Sarah Palin is brilliant. She is a media magnet and a media magnate. She creates headlines and draws crowds wherever she goes, whether it’s 98 degrees in the desert of Arizona or below freezing in the snow of Wisconsin. She has built “Sarah Palin Inc.,” a conglomerate of publishing, political analysis, and public-speaking ventures. Her online posts are relished by her more than 3 million Facebook followers, and ridiculed by the political class. But her endorsement in the historic midterm GOP sweep was the Good Housekeeping seal of approval for many social conservatives in mainstream America. And that ability to ignite a movement is what her opponents fear most.
With pundits and the public atwitter, Palin begins her “One Nation” tour this weekend at the annual Rolling Thunder motorcycle rally in Washington aboard a shiny new cross-country coach boldly emblazoned: “One Nation. Under God. Indivisible. With Liberty and Justice for All.” Next week, iconic images of Palin on a hawg will light up the Internet. It will be like Caesar on a chariot with six white horses.
It would be easy to dismiss this tour of historic locales along the East Coast, coincidentally including New Hampshire, site of the nation’s first presidential primary for 2012, as a publicity stunt. But Palin is about more than publicity. She is the voice of many who share her conservative beliefs and feel they are still not being heard, not being represented in Washington. To belittle her as a thumper/clinger is to diminish many hardworking folks in the heart of the nation.
But Palin is hurtling at high speed toward three seemingly immovable objects: declining favorable ratings among Republican voters, high unfavorables among the media, and high unfavorables among the GOP establishment elite.

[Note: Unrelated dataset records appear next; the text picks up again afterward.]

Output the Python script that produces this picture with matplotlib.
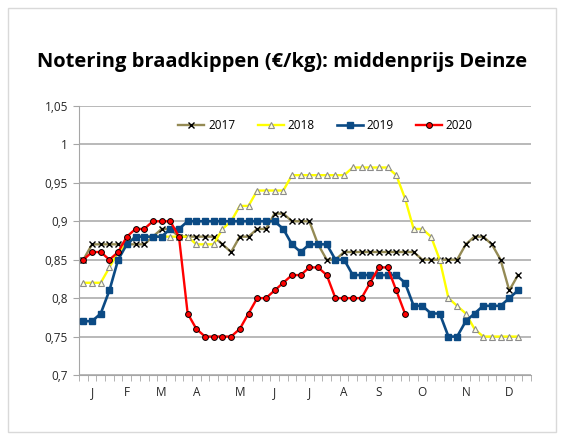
import matplotlib.pyplot as plt
from matplotlib.patches import Rectangle
from matplotlib.ticker import FixedLocator, FuncFormatter

# weekly prices (€/kg), week index 0..51
y2017 = [0.85, 0.87, 0.87, 0.87, 0.87, 0.87, 0.87, 0.87, 0.88, 0.89,
         0.89, 0.88, 0.88, 0.88, 0.88, 0.88, 0.87, 0.86, 0.88, 0.88,
         0.89, 0.89, 0.91, 0.91, 0.90, 0.90, 0.90, 0.87, 0.85, 0.85,
         0.86, 0.86, 0.86, 0.86, 0.86, 0.86, 0.86, 0.86, 0.86, 0.85,
         0.85, 0.85, 0.85, 0.85, 0.87, 0.88, 0.88, 0.87, 0.85, 0.81,
         0.83]
y2018 = [0.82, 0.82, 0.82, 0.84, 0.86, 0.87, 0.88, 0.88, 0.88, 0.88,
         0.88, 0.88, 0.88, 0.87, 0.87, 0.87, 0.89, 0.90, 0.92, 0.92,
         0.94, 0.94, 0.94, 0.94, 0.96, 0.96, 0.96, 0.96, 0.96, 0.96,
         0.96, 0.97, 0.97, 0.97, 0.97, 0.97, 0.96, 0.93, 0.89, 0.89,
         0.88, 0.85, 0.80, 0.79, 0.78, 0.76, 0.75, 0.75, 0.75, 0.75,
         0.75]
y2019 = [0.77, 0.77, 0.78, 0.81, 0.85, 0.87, 0.88, 0.88, 0.88, 0.88,
         0.89, 0.89, 0.90, 0.90, 0.90, 0.90, 0.90, 0.90, 0.90, 0.90,
         0.90, 0.90, 0.90, 0.89, 0.87, 0.86, 0.87, 0.87, 0.87, 0.85,
         0.85, 0.83, 0.83, 0.83, 0.83, 0.83, 0.83, 0.82, 0.79, 0.79,
         0.78, 0.78, 0.75, 0.75, 0.77, 0.78, 0.79, 0.79, 0.79, 0.80,
         0.81]
y2020 = [0.85, 0.86, 0.86, 0.85, 0.86, 0.88, 0.89, 0.89, 0.90, 0.90,
         0.90, 0.88, 0.78, 0.76, 0.75, 0.75, 0.75, 0.75, 0.76, 0.78,
         0.80, 0.80, 0.81, 0.82, 0.83, 0.83, 0.84, 0.84, 0.83, 0.80,
         0.80, 0.80, 0.80, 0.82, 0.84, 0.84, 0.81, 0.78]

n_weeks = 52
month_labels = ["J", "F", "M", "A", "M", "J", "J", "A", "S", "O", "N", "D"]
month_weeks = [1, 5, 9, 13, 18, 22, 26, 30, 34, 39, 44, 49]

plt.rcParams['font.family'] = ['Open Sans', 'DejaVu Sans']

fig = plt.figure(figsize=(5.68, 4.41), dpi=100)
ax = fig.add_axes([79 / 568, 1 - 375 / 441, 452 / 568, 269 / 441])

# chart area border
fig.patches.append(Rectangle((8 / 568, 1 - 432 / 441), 548 / 568, 424 / 441,
                             transform=fig.transFigure, fill=False,
                             edgecolor='#D9D9D9', linewidth=1))

ax.plot(range(len(y2017)), y2017, color='#948A54', lw=1.7, marker='x',
        ms=4.5, mec='black', mew=1.0, label='2017', zorder=3)
ax.plot(range(len(y2018)), y2018, color='#FFFF00', lw=1.7, marker='^',
        ms=4.5, mfc='#FFFFE0', mec='#8C8C8C', mew=0.8, label='2018', zorder=4)
ax.plot(range(len(y2019)), y2019, color='#0B4A84', lw=1.9, marker='s',
        ms=4.5, mfc='#0B4A84', mec='#0B4A84', label='2019', zorder=5)
ax.plot(range(len(y2020)), y2020, color='#FF0000', lw=1.7, marker='o',
        ms=4.2, mfc='#FF0000', mec='black', mew=0.7, label='2020', zorder=6)

ax.set_xlim(-0.5, n_weeks - 0.5)
ax.set_ylim(0.7, 1.05)

yt = [0.7, 0.75, 0.8, 0.85, 0.9, 0.95, 1.0, 1.05]
ax.set_yticks(yt)
ax.yaxis.set_major_formatter(FuncFormatter(
    lambda v, p: ('%.2f' % v).rstrip('0').rstrip('.').replace('.', ',')))
ax.grid(axis='y', color='#A6A6A6', lw=1.1)
ax.set_axisbelow(True)

ax.set_xticks(month_weeks)
ax.set_xticklabels(month_labels)
ax.tick_params(axis='x', which='major', length=0, pad=8)
ax.xaxis.set_minor_locator(FixedLocator([i - 0.5 for i in range(n_weeks + 1)]))
ax.tick_params(axis='x', which='minor', length=4, color='#A6A6A6')
ax.tick_params(axis='y', length=4, color='#A6A6A6', pad=4)
ax.tick_params(labelsize=8.5, labelcolor='#262626')

for s in ['top', 'right']:
    ax.spines[s].set_visible(False)
for s in ['left', 'bottom']:
    ax.spines[s].set_color('#A6A6A6')

ax.legend(loc='upper center', bbox_to_anchor=(0.545, 0.99), ncol=4,
          frameon=False, fontsize=8.5, handlelength=2.2, columnspacing=1.9,
          handletextpad=0.3)

fig.text(0.497, 1 - 62 / 441, 'Notering braadkippen (€/kg): middenprijs Deinze',
         ha='center', va='center', fontsize=14.5, fontweight='bold')

fig.savefig('out.png', dpi=100)
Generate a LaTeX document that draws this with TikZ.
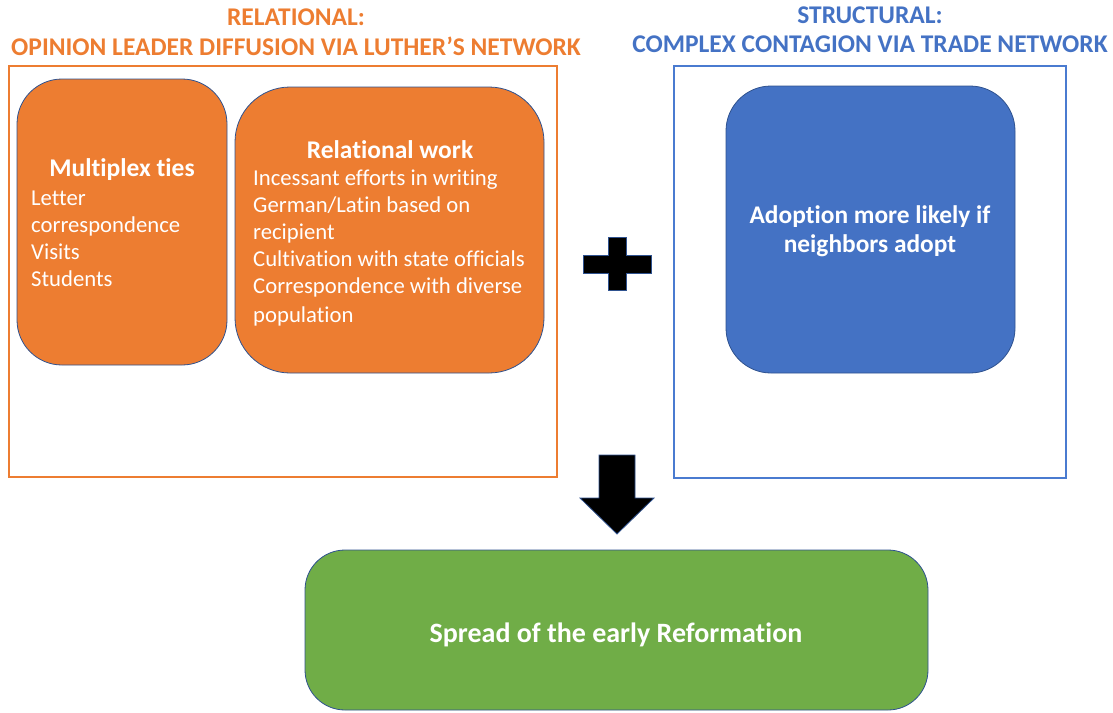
\documentclass[tikz,border=0pt]{standalone}
\usepackage{fontspec}
\setmainfont{Carlito}[Ligatures=NoCommon]
\definecolor{orng}{HTML}{ED7D31}
\definecolor{blu}{HTML}{4472C4}
\definecolor{bluframe}{HTML}{4A7BD0}
\definecolor{edge}{HTML}{2F528F}
\definecolor{grn}{HTML}{70AD47}
\tikzset{
  box/.style={draw=edge, line width=0.8pt},
  frame/.style={line width=2.5pt},
  title/.style={font=\fontsize{25.5}{30}\selectfont\bfseries, inner sep=0pt, anchor=base},
  head/.style={font=\fontsize{25.5}{29}\selectfont\bfseries, text=white, inner sep=0pt, anchor=base},
  body/.style={font=\fontsize{22.7}{27}\selectfont, text=white, inner sep=0pt, align=left, anchor=base west},
  shapefill/.style={fill=black, draw=edge, line width=0.8pt}
}
\begin{document}
\begin{tikzpicture}[x=1pt,y=-1pt]
\useasboundingbox (0,0) rectangle (1113,712);
% frames
\draw[frame, draw=orng] (9,66) rectangle (557,477);
\draw[frame, draw=bluframe] (674,66) rectangle (1066,478);
% titles
\node[title, text=orng] (t1) at (296,25.5) {RELATIONAL:};
\node[title, text=orng] (t2) at (296,55.5) {OPINION LEADER DIFFUSION VIA LUTHER’S NETWORK};
\node[title, text=blu] (t3) at (870,23.5) {STRUCTURAL:};
\node[title, text=blu] (t4) at (870,52.5) {COMPLEX CONTAGION VIA TRADE NETWORK};
% boxes
\draw[box, fill=orng, rounded corners=45pt] (17,79) rectangle (227,365);
\draw[box, fill=orng, rounded corners=55pt] (235,87) rectangle (544,373);
\draw[box, fill=blu, rounded corners=45pt] (726,86) rectangle (1015,373);
\draw[box, fill=grn, rounded corners=40pt] (305,550) rectangle (928,710);
% texts
\node[head] (mh) at (122,176) {Multiplex ties};
\node[body] (mb) at (31,286) {Letter\\correspondence\\Visits\\Students};
\node[head] (rh) at (390,158) {Relational work};
\node[body] (rb) at (253,322) {Incessant efforts in writing\\German/Latin based on\\recipient\\Cultivation with state officials\\Correspondence with diverse\\[2pt]population};
\node[head, align=center, font=\fontsize{25.4}{29}\selectfont\bfseries] (bt) at (870,252) {Adoption more likely if\\neighbors adopt};
\node[head, font=\fontsize{28}{32}\selectfont\bfseries] (gt) at (616,642) {Spread of the early Reformation};
% plus
\draw[shapefill] (608,237) -- (626,237) -- (626,255) -- (651,255) -- (651,273) -- (626,273) -- (626,290) -- (608,290) -- (608,273) -- (583,273) -- (583,255) -- (608,255) -- cycle;
% down arrow
\draw[shapefill] (599,455) -- (635,455) -- (635,498) -- (654,498) -- (617,534) -- (580,498) -- (599,498) -- cycle;
\end{tikzpicture}
\end{document}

According to recent Gallup polling of Republicans and Republican-leaning independents, Palin enjoys the highest name recognition among declared and undeclared 2012 Republican presidential candidates, but with less positive intensity than Herman Cain and Michele Bachmann. In a March Washington Post-ABC News poll, her unfavorable rating was at 37 percent, higher than Newt Gingrich and Mitt Romney. And although 58 percent of those same folks rate Palin favorably, that’s a 12-point drop from last year, and a 30-point drop from 2008.
For the media, she is like crack, especially for those who criticize her the most. The thoroughly addicted Chris Matthews offers: “[O]f course I want her to run, in the worst way...”
And her opponents dismiss her, but at their own peril. A Republican adviser close to front-runner Mitt Romney scoffs, “[S]he’s kind of an entertainer...” If Mitt had a little entertainer in him, he might be leaving the pack behind.
This supposedly boring GOP field may be about to get pretty entertaining. Palin, Bachmann, Rick Perry, and Cain battling for the same space? Look out, folks. Here comes the circus. And right now, the ringmaster is calling the shots.